Vic Berton, «Taboo»

Vic Berton

Par Olivier Douville

Vic Berton and his orchestra, 25 mars 1935 ; Vic Berton (batterie et leader); Henry Levine, Louis Garcia, Sterling Bose (trompettes) ; Art Foster (trombone) ; Matty Matlock (clarinette), Jimmy Granada (saxophone alto), Pee Wee Russel (clarinette et saxophone ténor), Spencer Clarck (saxophone basse) ; Irving Brodsky (piano) ; Darell Calker (guitare et aragneur) ; Merrill Kline (tuba).

Une fois qu’elle eut assimilé les cours de Baby Dodds et les leçons de Zutty Singleton, la batterie se mit à songer d’une autre scène que celle des fanfares, des parades, des enterrements et des processions.

Avec l’espace de spectacle que lui offrirent les bateaux à roue, et dont elle fit un usage timoré, puis, plus décisivement, en se mettant au service des revues et les grands spectacles chantés et dansés de Harlem, elle se voulut plus ample et davantage rehaussée d’accessoires. Il se trouva que 4 mousquetaires du swing naissant décidèrent de donner à l’antique batterie louisianaise au pouvoir trop vérifiable une ampleur et une élégance supérieure (Berton, Stafford, Greer, Marshall). C’est par l’invention d’un jeu de cymbale, qui culmina chez Stafforden « cymbale charleston », que l’insolite objet prit tout son envol. Berton lui aussi su détacher la cymbale de la grosse caisse. Ce bricoleur d’envergure et percussionniste de génie aimait aussi le son des timbales, ces pachydermes à pédales qu’il faisait monter sur scène et dressait pour des raisons essentiellement musicales. Comme beaucoup de musiciens urbains, Berton fit ses débuts dans les orchestres de fosse - le cinéma muet ne se passait pas de ces petits ou moyens ensembles, parfois il se contentait des palettes de son de l’orgue Hammond qui vit débuter Fats Waller puis Count Basie. Son père y tient le violon. Dès l’âge de sept ans, il met en joie la batterie de l’orchestre du cinéma « Alhambra ». Neuf ans plus tard c’est l’orchestre symphonique du Milwaukee qui s’attache ses services de percussionniste.

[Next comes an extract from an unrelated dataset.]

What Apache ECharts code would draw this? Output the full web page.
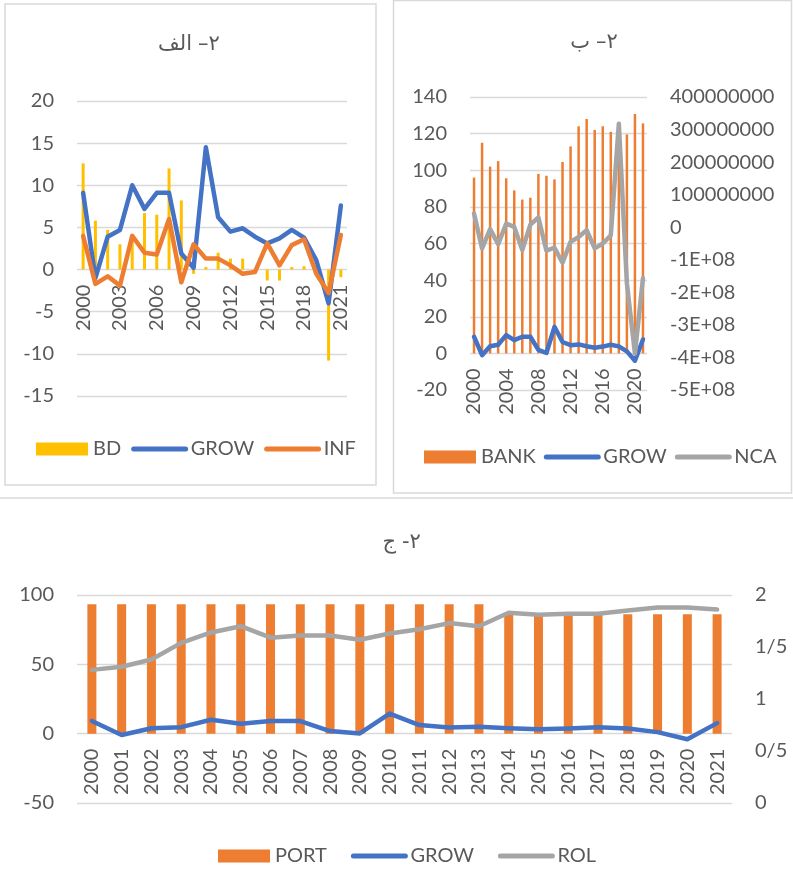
<!DOCTYPE html>
<html>
<head>
<meta charset="utf-8">
<script src="https://cdn.jsdelivr.net/npm/echarts@6/dist/echarts.min.js"></script>
<style>
    html, body { margin: 0; padding: 0; background: #fff; }
    #main { width: 793px; height: 890px; }
</style>
</head>
<body>
<div id="main"></div>
<script>
    // data
    var years = ['2000', '2001', '2002', '2003', '2004', '2005', '2006', '2007', '2008', '2009', '2010',
                 '2011', '2012', '2013', '2014', '2015', '2016', '2017', '2018', '2019', '2020', '2021'];
    var bd   = [12.6, 5.8, 4.7, 3.0, 3.5, 6.7, 6.5, 12.0, 8.2, -0.5, 0.3, 2.0, 1.3, 1.3, 0.1, -1.3, -1.3, 0.3, 0.4, 0.1, -10.8, -0.9];
    var grow = [9.1, -1.0, 3.9, 4.7, 10.0, 7.2, 9.1, 9.1, 1.9, 0.2, 14.5, 6.2, 4.5, 4.9, 3.9, 3.1, 3.7, 4.7, 3.8, 1.1, -4.0, 7.6];
    var inf  = [4.0, -1.7, -0.8, -1.9, 4.0, 2.0, 1.8, 6.0, -1.5, 3.0, 1.3, 1.3, 0.5, -0.5, -0.3, 3.1, 0.5, 2.9, 3.6, -0.5, -2.8, 4.1];
    var bank = [96, 115, 102, 105, 95.6, 89, 84, 85, 98, 97, 95, 104.5, 113, 124, 128, 122, 124, 121, 125, 119.6, 130.7, 125.6];
    var nca  = [42000000, -65000000, -6000000, -52000000, 11000000, 1000000, -70000000, 8000000, 30000000, -72000000, -63000000,
                -109000000, -45000000, -30000000, -9000000, -65000000, -50000000, -25000000, 318000000, -172000000, -388000000, -157000000];
    var port = [93.3, 93.3, 93.3, 93.3, 93.3, 93.3, 93.3, 93.3, 93.3, 93.3, 93.3, 93.3, 93.3, 93.3,
                86.2, 86.2, 86.2, 86.2, 86.2, 86.2, 86.2, 86.2];
    var rol  = [1.28, 1.31, 1.38, 1.54, 1.64, 1.70, 1.59, 1.61, 1.61, 1.57, 1.63, 1.67, 1.73, 1.70,
                1.83, 1.81, 1.82, 1.82, 1.85, 1.88, 1.88, 1.86];

    var font = 'Lato, "Open Sans", sans-serif';
    var grey = '#595959';
    var gridGrey = '#D9D9D9';
    var blue = '#4472C4', orange = '#ED7D31', gold = '#FFC000', silver = '#A5A5A5';

    var grids = [
        { left: 77, top: 101, width: 270, height: 295, min: -15, max: 20 },
        { left: 470, top: 97, width: 177, height: 293, min: -20, max: 140 },
        { left: 77, top: 595, width: 655, height: 208, min: -50, max: 100 }
    ];

    // the year labels sit on the zero line, as in the source: lift the axis from the grid bottom
    function catAxis (gi, interval) {
        var g = grids[gi];
        var lift = g.height * (0 - g.min) / (g.max - g.min);
        return {
            type: 'category', gridIndex: gi, data: years, offset: -lift,
            axisLine: { show: false, onZero: false },
            axisTick: { show: false },
            axisLabel: { interval: interval, rotate: 90, margin: 15, fontSize: 20, color: grey, fontFamily: font }
        }
    }

    function valAxis (gi, min, max, step, pos, fmt) {
        return {
            type: 'value', gridIndex: gi, min: min, max: max, interval: step, position: pos,
            axisLine: { show: false }, axisTick: { show: false },
            splitLine: { show: pos === 'left', lineStyle: { color: gridGrey, width: 1.3 } },
            axisLabel: { margin: 23, fontSize: 20, color: grey, fontFamily: font, formatter: fmt }
        }
    }

    function lineSeries (name, data, color, x, y) {
        return {
            name: name, type: 'line', data: data, xAxisIndex: x, yAxisIndex: y,
            symbol: 'none', animation: false,
            lineStyle: { color: color, width: 4.5, cap: 'round', join: 'round' },
            itemStyle: { color: color }
        }
    }

    function barSeries (name, data, color, width, x, y) {
        return {
            name: name, type: 'bar', data: data, xAxisIndex: x, yAxisIndex: y,
            barWidth: width, animation: false, itemStyle: { color: color }
        }
    }

    // line entries keep only their stroke, the marker is hidden
    function legend (left, top, gap, names) {
        return {
            left: left, top: top, itemWidth: 52, itemHeight: 13, itemGap: gap,
            data: [
                { name: names[0], icon: 'rect' },
                { name: names[1], itemStyle: { opacity: 0 } },
                { name: names[2], itemStyle: { opacity: 0 } }
            ],
            textStyle: { fontSize: 20, color: grey, fontFamily: font },
            lineStyle: { width: 5, cap: 'round' },
            selectedMode: false
        }
    }

    // the word and the "–۲" part are drawn as two runs so their order stays fixed
    function title (word, tail, x, y) {
        var st = { fontSize: 21, fontFamily: '"DejaVu Sans", sans-serif', fill: grey, verticalAlign: 'middle' };
        return [
            { type: 'text', x: x - 3, y: y, silent: true, style: Object.assign({ text: word, align: 'right' }, st) },
            { type: 'text', x: x + 3, y: y, silent: true, style: Object.assign({ text: tail, align: 'left' }, st) }
        ]
    }

    var chart = echarts.init(document.getElementById('main'));
    chart.setOption({
        backgroundColor: '#fff',
        animation: false,
        grid: grids.map(function (g) {
            return { left: g.left, top: g.top, width: g.width, height: g.height };
        }),
        xAxis: [catAxis(0, 2), catAxis(1, 3), catAxis(2, 0)],
        yAxis: [
            valAxis(0, -15, 20, 5, 'left'),
            valAxis(1, -20, 140, 20, 'left'),
            valAxis(1, -500000000, 400000000, 100000000, 'right', function (v) {
                return v < 0 ? '-' + (-v / 1e8) + 'E+08' : String(v);
            }),
            valAxis(2, -50, 100, 50, 'left'),
            valAxis(2, 0, 2, 0.5, 'right', function (v) {
                return String(v).replace('.', '/');
            })
        ],
        legend: [
            legend(31, 434, 10, ['BD', 'GROW', 'INF']),
            legend(419, 442, 8, ['BANK', 'GROW', 'NCA']),
            legend(213, 841, 24, ['PORT', 'GROW', 'ROL'])
        ],
        series: [
            barSeries('BD', bd, gold, 3, 0, 0),
            lineSeries('GROW', grow, blue, 0, 0),
            lineSeries('INF', inf, orange, 0, 0),

            barSeries('BANK', bank, orange, 2.5, 1, 1),
            lineSeries('GROW', grow, blue, 1, 1),
            lineSeries('NCA', nca, silver, 1, 2),

            barSeries('PORT', port, orange, 9, 2, 3),
            lineSeries('GROW', grow, blue, 2, 3),
            lineSeries('ROL', rol, silver, 2, 4)
        ],
        graphic: [
            { type: 'rect', silent: true, shape: { x: 5, y: 4, width: 371, height: 481 },
              style: { fill: 'none', stroke: gridGrey, lineWidth: 1.5 } },
            { type: 'rect', silent: true, shape: { x: 393.5, y: 0.5, width: 398, height: 492.5 },
              style: { fill: 'none', stroke: gridGrey, lineWidth: 1.5 } },
            { type: 'line', silent: true, shape: { x1: 0, y1: 498, x2: 793, y2: 498 },
              style: { stroke: gridGrey, lineWidth: 1.5 } }
        ].concat(
            title('الف', '–۲', 195, 45),
            title('ب', '–۲', 593, 43),
            title('ج', '-۲', 399, 543)
        )
    });
</script>
</body>
</html>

Les années 1920 le voient donner le tempo de nombreux orchestres de danse. Plus tard, Igor Stravinsky lui confiera la partie de percussion de l’Histoire du Soldat, pour une série de concerts sur la côte Ouest. Toujours Berton flirte avec le jazz et joue avec la crème du jazz blanc. Il est le leader de quelques groupes qui, toujours, réserveront à la musique hot des moments abondants et précieux. Il attend derrière la scène des music-halls, des dancings, des salles de théâtre ou de cinéma, des orchestres swing, l’heure où la batterie offrira et agira toutes les figures du swing, toutes les nuances des peaux et des bois. L’heure va vite. Des jeunes turcs de la batterie font leurs premières armes dès la fin des années 1920. Cozy Cole chez Jelly Roll Morton, Chick Webb, à la tête de son premier orchestre. De sorte qu’on oublie aisément, tant le temps semble aussi pressé qu’un roulement sur la caisse claire, qu’en moins de 10 années ce sont bien trois générations de batteurs qui se sont superposées, presque davantage que succédées. Soit les piliers orléanais (et déjà que de déliement et de souplesse inventive gagnée de Tubby Hall à Zutty Singleton), les mousquetaires inventifs mécanos des tambours et des cymballes plus haut cités, et les premiers grands du middle-jazz dont, outre Cole et Webb, Sid Catlett et Walter Johnson. L’orchestre qui a gravé la face retenue ici est composé d’excellents musiciens dont Sterling Bose synthèse originale et réussie de Louis Armstrong et de Bix Beiderbecke. Au-delà du jeu de Berton, bien stimulant ici comme ailleurs, vit le monde artiste du clarinettiste Pee Wee Russel. S’il est arrivé à ce musicien de se montrer sublimement vaseux et fantomatique, il brille ici d’une touche rugueuse et ferme, affamée d’inflexion et de growl, presque excédée par son énergie communicative.